Not sure that I could be there but I think that the starting point for the
discussion might be network services rather than servers. Most of the
network services run on devices that we might or might not think of as
servers and you have to have some to have a network at all. I believe that
the discussion is about file services. Do you need them, Who needs them.

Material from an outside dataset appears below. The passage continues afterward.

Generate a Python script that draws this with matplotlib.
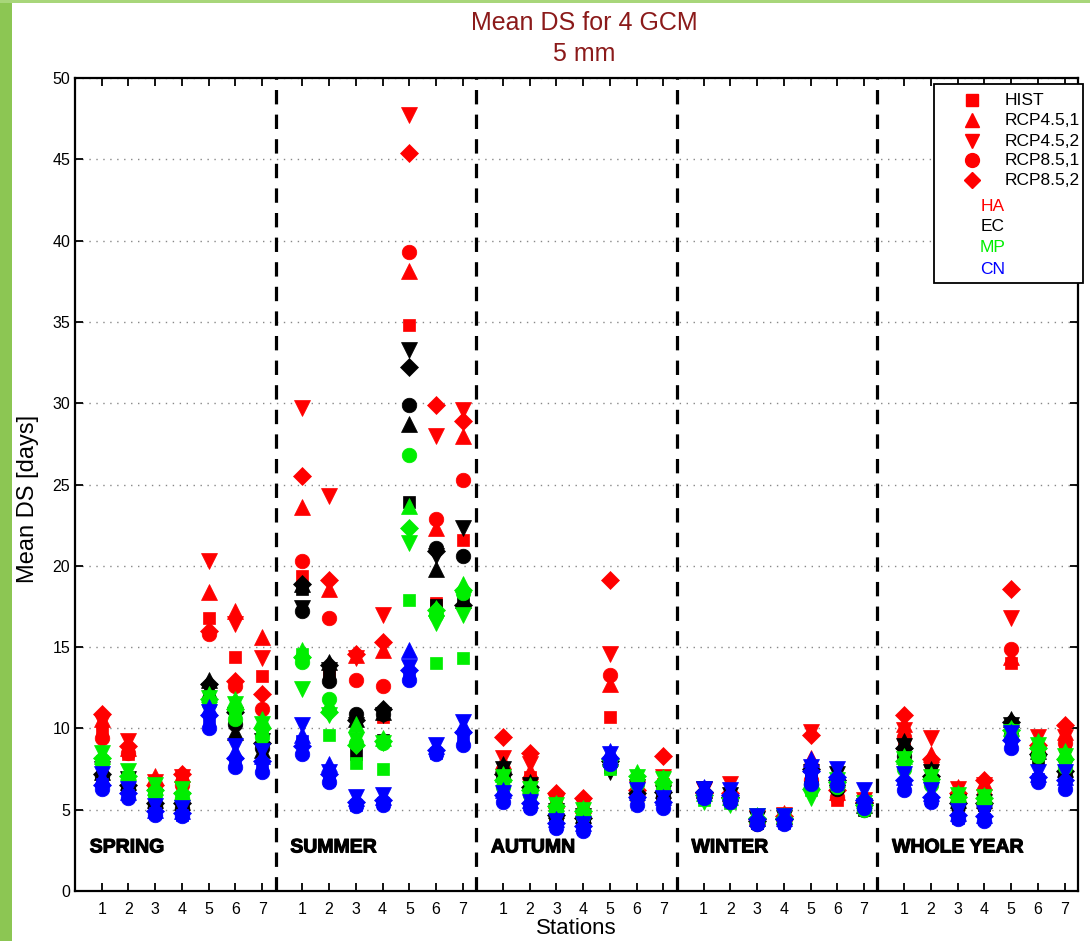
import matplotlib
matplotlib.use("Agg")
import matplotlib.pyplot as plt
from matplotlib.patches import Rectangle
import matplotlib.patheffects as pe
import numpy as np

plt.rcParams['font.family'] = ['Liberation Sans', 'DejaVu Sans']

# ---------------- data ----------------
seasons = ["SPRING", "SUMMER", "AUTUMN", "WINTER", "WHOLE YEAR"]
stations = ["1", "2", "3", "4", "5", "6", "7"]
scenarios = ["HIST", "RCP4.5,1", "RCP4.5,2", "RCP8.5,1", "RCP8.5,2"]
gcms = ["HA", "EC", "MP", "CN"]
gcm_colors = ["#ff0000", "#000000", "#00ee00", "#0000ff"]
scen_markers = ["s", "^", "v", "o", "D"]

# values: 7 stations per season, seasons in order SPRING, SUMMER, AUTUMN, WINTER, WHOLE YEAR
HA_HIST = [9.8, 8.4, 6.3, 6.7, 16.8, 14.4, 13.2,
           19.4, 13.5, 10.5, 10.7, 34.8, 17.7, 21.6,
           7.5, 7.0, 5.2, 4.9, 10.7, 6.0, 6.6,
           5.9, 5.8, 4.3, 4.5, 7.2, 5.6, 5.3,
           9.3, 7.9, 5.8, 6.0, 14.0, 8.7, 8.9]
HA_R451 = [10.6, 8.8, 7.1, 7.2, 18.4, 17.2, 15.6,
           23.6, 18.6, 14.5, 14.8, 38.1, 22.3, 28.0,
           8.0, 7.4, 5.6, 5.3, 12.7, 6.4, 7.0,
           6.3, 6.2, 4.6, 4.8, 8.2, 6.1, 5.7,
           10.3, 8.4, 6.4, 6.7, 14.4, 9.3, 9.8]
HA_R452 = [10.4, 9.2, 6.7, 7.0, 20.3, 16.4, 14.3,
           29.7, 24.3, 14.3, 17.0, 47.7, 28.0, 29.6,
           8.2, 7.8, 5.5, 5.2, 14.6, 6.3, 7.0,
           6.2, 6.6, 4.5, 4.7, 9.8, 6.0, 5.6,
           9.9, 9.4, 6.3, 6.5, 16.8, 9.5, 9.5]
HA_R851 = [9.4, 8.5, 6.2, 6.5, 15.8, 12.6, 11.2,
           20.3, 16.8, 13.0, 12.6, 39.3, 22.9, 25.3,
           7.4, 6.9, 5.2, 4.8, 13.3, 5.8, 6.5,
           5.7, 5.7, 4.2, 4.4, 6.8, 5.8, 5.2,
           9.5, 7.8, 5.7, 5.9, 14.9, 8.5, 9.1]
HA_R852 = [10.9, 8.9, 6.5, 7.2, 16.0, 12.9, 12.1,
           25.5, 19.1, 14.6, 15.3, 45.4, 29.9, 28.9,
           9.5, 8.5, 6.0, 5.7, 19.1, 6.2, 8.3,
           6.0, 6.0, 4.4, 4.6, 9.6, 6.2, 5.5,
           10.8, 8.1, 6.0, 6.8, 18.6, 9.0, 10.2]

EC_HIST = [7.0, 6.4, 5.3, 5.2, 12.0, 10.5, 9.0,
           18.6, 13.2, 8.4, 9.3, 23.9, 17.6, 17.7,
           7.0, 6.3, 4.6, 4.3, 7.6, 5.8, 5.9,
           5.9, 5.6, 4.2, 4.3, 6.9, 6.4, 5.0,
           8.5, 7.0, 5.3, 5.3, 9.8, 8.1, 7.2]
EC_R451 = [7.3, 6.7, 5.6, 5.5, 13.0, 9.8, 8.7,
           18.9, 14.1, 10.6, 11.0, 28.7, 19.8, 17.9,
           7.8, 6.7, 5.0, 4.7, 8.4, 6.2, 6.2,
           6.2, 6.0, 4.5, 4.6, 7.8, 7.0, 5.3,
           9.2, 7.5, 5.6, 5.6, 10.6, 8.6, 7.5]
EC_R452 = [7.5, 6.9, 5.8, 5.6, 12.3, 10.8, 9.2,
           17.4, 13.6, 10.2, 10.8, 33.3, 20.6, 22.3,
           7.5, 6.5, 4.9, 4.6, 7.3, 6.4, 6.0,
           6.3, 5.9, 4.4, 4.5, 7.3, 7.2, 5.2,
           8.9, 7.3, 5.5, 5.5, 10.2, 7.9, 7.6]
EC_R851 = [7.1, 6.3, 5.2, 5.1, 11.8, 10.3, 8.8,
           17.2, 12.9, 10.9, 10.9, 29.9, 21.1, 20.6,
           6.9, 6.2, 4.5, 4.2, 7.8, 5.7, 5.8,
           5.8, 5.5, 4.1, 4.2, 6.6, 6.3, 5.0,
           8.3, 6.8, 5.2, 5.2, 9.6, 8.3, 7.1]
EC_R852 = [7.2, 6.5, 5.4, 5.4, 12.7, 11.0, 9.1,
           18.9, 13.9, 10.5, 11.2, 32.2, 20.9, 17.6,
           7.2, 6.4, 4.7, 4.5, 8.0, 6.0, 6.1,
           6.1, 5.8, 4.3, 4.4, 7.5, 6.8, 5.4,
           8.8, 7.1, 5.4, 5.4, 10.4, 8.4, 7.4]

MP_HIST = [8.0, 7.0, 6.0, 5.8, 11.6, 11.0, 9.7,
           14.6, 9.6, 7.9, 7.5, 17.9, 14.0, 14.3,
           6.6, 6.0, 5.0, 4.7, 7.5, 6.8, 6.5,
           5.6, 5.4, 4.4, 4.4, 6.2, 6.5, 5.1,
           7.7, 6.7, 5.6, 5.5, 9.6, 8.5, 7.8]
MP_R451 = [8.3, 7.3, 6.4, 6.1, 12.1, 11.8, 10.6,
           14.8, 11.5, 10.3, 9.4, 23.7, 17.4, 18.9,
           7.2, 6.5, 5.4, 5.1, 8.2, 7.3, 7.0,
           6.0, 5.8, 4.7, 4.7, 6.8, 6.9, 5.6,
           8.3, 7.2, 6.0, 5.9, 10.0, 9.2, 8.6]
MP_R452 = [8.5, 7.4, 6.5, 6.3, 11.9, 11.5, 10.3,
           12.4, 10.8, 9.3, 9.1, 21.4, 16.5, 17.0,
           7.0, 6.3, 5.3, 5.0, 7.6, 7.0, 6.9,
           5.5, 5.3, 4.6, 4.6, 5.7, 6.8, 5.4,
           8.1, 7.0, 5.9, 5.8, 9.8, 9.0, 8.3]
MP_R851 = [7.9, 6.9, 5.9, 5.7, 11.5, 10.6, 9.5,
           14.1, 11.8, 9.1, 9.1, 26.8, 17.0, 18.3,
           6.4, 5.9, 4.9, 4.6, 7.9, 6.6, 6.3,
           5.8, 5.6, 4.3, 4.3, 6.5, 6.4, 5.0,
           7.5, 6.5, 5.5, 5.4, 9.4, 8.3, 7.6]
MP_R852 = [8.2, 7.1, 6.2, 6.0, 11.8, 11.2, 10.0,
           14.4, 11.0, 9.0, 9.2, 22.3, 17.3, 18.5,
           6.8, 6.2, 5.2, 4.9, 8.1, 7.1, 6.7,
           5.9, 5.7, 4.5, 4.5, 6.3, 6.7, 5.3,
           8.0, 6.9, 5.8, 5.7, 9.9, 8.8, 8.1]

CN_HIST = [6.6, 5.9, 4.8, 4.7, 10.5, 8.0, 7.8,
           9.2, 6.8, 5.3, 5.4, 13.3, 8.5, 9.5,
           5.8, 5.2, 4.0, 3.8, 8.0, 5.6, 5.4,
           5.8, 5.6, 4.2, 4.2, 6.8, 6.6, 5.3,
           6.6, 5.6, 4.5, 4.4, 9.0, 6.9, 6.5]
CN_R451 = [7.0, 6.1, 5.0, 4.9, 11.3, 8.6, 8.3,
           9.6, 7.8, 5.7, 5.8, 14.8, 8.9, 10.2,
           6.2, 5.6, 4.4, 4.2, 8.6, 6.1, 5.8,
           6.4, 6.1, 4.5, 4.5, 8.1, 7.3, 5.9,
           7.0, 6.0, 4.8, 4.7, 9.8, 7.2, 7.0]
CN_R452 = [7.2, 6.3, 5.2, 5.1, 11.0, 8.9, 8.6,
           10.2, 7.3, 5.8, 5.9, 13.8, 9.0, 10.4,
           6.0, 5.5, 4.3, 4.1, 8.4, 6.2, 5.7,
           6.3, 6.2, 4.6, 4.6, 7.6, 7.5, 6.2,
           7.2, 6.2, 4.9, 4.8, 9.7, 7.3, 7.3]
CN_R851 = [6.3, 5.7, 4.7, 4.6, 10.0, 7.6, 7.3,
           8.4, 6.7, 5.2, 5.3, 13.0, 8.4, 9.0,
           5.5, 5.1, 3.9, 3.7, 7.8, 5.3, 5.1,
           5.7, 5.5, 4.1, 4.1, 6.6, 6.5, 5.1,
           6.2, 5.5, 4.4, 4.3, 8.8, 6.7, 6.3]
CN_R852 = [6.5, 6.0, 4.9, 4.8, 10.8, 8.2, 8.0,
           8.9, 7.2, 5.5, 5.6, 13.6, 8.7, 9.8,
           5.9, 5.4, 4.2, 4.0, 8.2, 5.8, 5.5,
           6.1, 5.9, 4.4, 4.4, 7.4, 7.0, 5.6,
           6.8, 5.8, 4.7, 4.6, 9.3, 7.0, 6.8]

series = {
    "HA": [HA_HIST, HA_R451, HA_R452, HA_R851, HA_R852],
    "EC": [EC_HIST, EC_R451, EC_R452, EC_R851, EC_R852],
    "MP": [MP_HIST, MP_R451, MP_R452, MP_R851, MP_R852],
    "CN": [CN_HIST, CN_R451, CN_R452, CN_R851, CN_R852],
}

# ---------------- layout ----------------
W, H = 1090, 941
fig = plt.figure(figsize=(W / 100, H / 100), dpi=100)
fig.patch.set_facecolor("white")
fig.patches.append(Rectangle((0, 0), 12 / W, 1, transform=fig.transFigure,
                             facecolor="#8cc653", edgecolor="none", zorder=-5))
fig.patches.append(Rectangle((0, 1 - 3 / H), 1, 3 / H, transform=fig.transFigure,
                             facecolor="#a8d67a", edgecolor="none", zorder=-5))

ax = fig.add_axes([75 / W, (941 - 891) / H, (1078 - 75) / W, (891 - 78) / H])

group_w = 7.5
xpos = np.array([s * group_w + i for s in range(len(seasons)) for i in range(1, 8)], dtype=float)

marker_sizes = {"s": 8.5, "^": 11, "v": 11, "o": 10.5, "D": 9}
for g, col in zip(gcms, gcm_colors):
    for vals, mk in zip(series[g], scen_markers):
        ax.plot(xpos, vals, linestyle="none", marker=mk, color=col,
                markersize=marker_sizes[mk], markeredgewidth=0.5, zorder=3)

# separators
for s in range(1, len(seasons)):
    ax.axvline(s * group_w, color="black", lw=2.3, linestyle=(0, (4.5, 3.2)), zorder=2)

# season labels
for s, name in enumerate(seasons):
    ax.text(s * group_w + 0.55, 2.65, name, fontsize=14, fontweight="bold",
            va="center", ha="left", zorder=4,
            path_effects=[pe.withStroke(linewidth=0.8, foreground="black")])

ax.set_xlim(0, len(seasons) * group_w)
ax.set_ylim(0, 50)
ax.set_yticks(np.arange(0, 51, 5))
ax.set_xticks(xpos)
ax.set_xticklabels(stations * len(seasons))
ax.tick_params(axis="both", direction="in", length=6, width=1.3, labelsize=11.5,
               top=True, right=True)
ax.tick_params(axis="x", pad=8)
ax.yaxis.grid(True, linestyle=(0, (1, 4)), color="#888888", lw=1)
ax.set_axisbelow(True)
for sp in ax.spines.values():
    sp.set_linewidth(1.6)

ax.set_xlabel("Stations", fontsize=16, labelpad=1)
ax.set_ylabel("Mean DS [days]", fontsize=17)
ax.yaxis.set_label_coords((39 - 75) / 1003.0, (891 - 499) / 813.0)

fig.text(584 / W, 1 - 23 / H, "Mean DS for 4 GCM", fontsize=18, color="#8b1a1a",
         ha="center", va="center")
fig.text(584 / W, 1 - 54 / H, "5 mm", fontsize=18, color="#8b1a1a",
         ha="center", va="center")

# legend box (axes fraction coordinates)
def fy(py):
    return (891 - py) / 813.0

def fx(px):
    return (px - 75) / 1003.0

ax.add_patch(Rectangle((fx(934), fy(283)), fx(1083) - fx(934), fy(84) - fy(283),
                       transform=ax.transAxes, facecolor="white", edgecolor="black",
                       lw=1.3, clip_on=False, zorder=6))
leg_y = [100, 120, 141, 160, 180]
for name, mk, py in zip(scenarios, scen_markers, leg_y):
    ax.plot([fx(972)], [fy(py)], transform=ax.transAxes, linestyle="none",
            marker=mk, color="red", markersize=marker_sizes[mk] * 0.95,
            clip_on=False, zorder=7)
    ax.text(fx(1005), fy(py), name, transform=ax.transAxes, fontsize=12.5,
            va="center", ha="left", zorder=7)
for g, col, py in zip(gcms, gcm_colors, [206, 226, 247, 269]):
    ax.text(fx(993), fy(py), g, transform=ax.transAxes, fontsize=12.5, color=col,
            va="center", ha="center", zorder=7)

fig.savefig("out.png", dpi=100)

Do applications need them and if so what applications. Where are they
located and how do you get to them? Based on the applications, are there
other storage options and what advantages, disadvantages do they offer. Do
you back up the network storage and if so what files, where do you back it
up to and all of the other issues related to backup. The broader question
that encompasses network storage is what kind of environment and user
experience do you want to provide. How much do you want your users to be
involved with storage issues? What kind of security do you want to provide
for your users files?
How these questions and others are answered have an impact on teachers and
students and how they use technology during the very limited time they have
to educate our students. The goal that we have had is to minimize the time
that users have to spend on storage issues by offering a variety of storage
options that require a minimum of time on the users part. They include
mapped local storage with web based access, Google storage with Google
Docs. We will soon be bringing up iFolder which provides a folder
that syncs with various devices so your work can be where ever you are.
Jack W. Barnes, CNE
Head Network Administrator
[log in to unmask]
On Mon, Feb 6, 2012 at 12:38 PM, Amanda Bickford
<[log in to unmask]>wrote:
> I think this would make a excellent round table discussion at VT Fest
> or Dynamic Landscapes. Who is in?
> On Mon, Feb 6, 2012 at 12:24 PM, Raymond Ballou <[log in to unmask]>wrote:
>> depending on your setup, this could be done a variety of ways
>> making a network user a local admin
>> making a local admin account for the user (lots of work to make them
>> unique to each machine)
>> one need not run as an admin to have the benefits of knowing admin
>> The benefit (or the cost) of that is obviously up to you and yours.
>> I fall in the middle of the argument (between let them run free and lock
>> them down to nothing) in terms of employees.
>> Letting students run as admin, seems a little nuts, giving students
>> access to admin credentials isn't a much better solution.*
>> If you need examples of what students do wrong with computers, things
>> that put the school at risk and liable please hit me up off list (not the
>> point of this discussion).
>> I get that people take better care of resources that they are the sole
>> beneficiary of, but some of the potential negatives aren't just limited to
>> the individual user or machine.
>> In addition, I once had a knowledgeable employee user waste 2h
>> installing the wrong version of a piece of software
>> and our mail server was once taken down bc a user brought in a mass
>> mailing virus from home.
>> Many of these issues can be addressed with proper PD, some of them cant.
>> I am not telling anyone what to do, just passing along my experience.
>> I am writing this as a person who has students 9-12 (we are k-12) its at
>> that age group where the malicious behavior seems to occur (those few bad
>> apples that spoil the bunch)
>> For those of you going this route, consider issuing SD cards if your
>> machines have SD card readers built in. Although there is a privacy
>> downside (some other user steals the card) Since the card resides in the
>> machine, its always there (less likely to be lost or misplaced like a flash
>> drive) and is an option for the user to use for BKP or file transfer.
>> * mitigated in large part if these machines are running on their own
>> separate network (separate from the school and each other).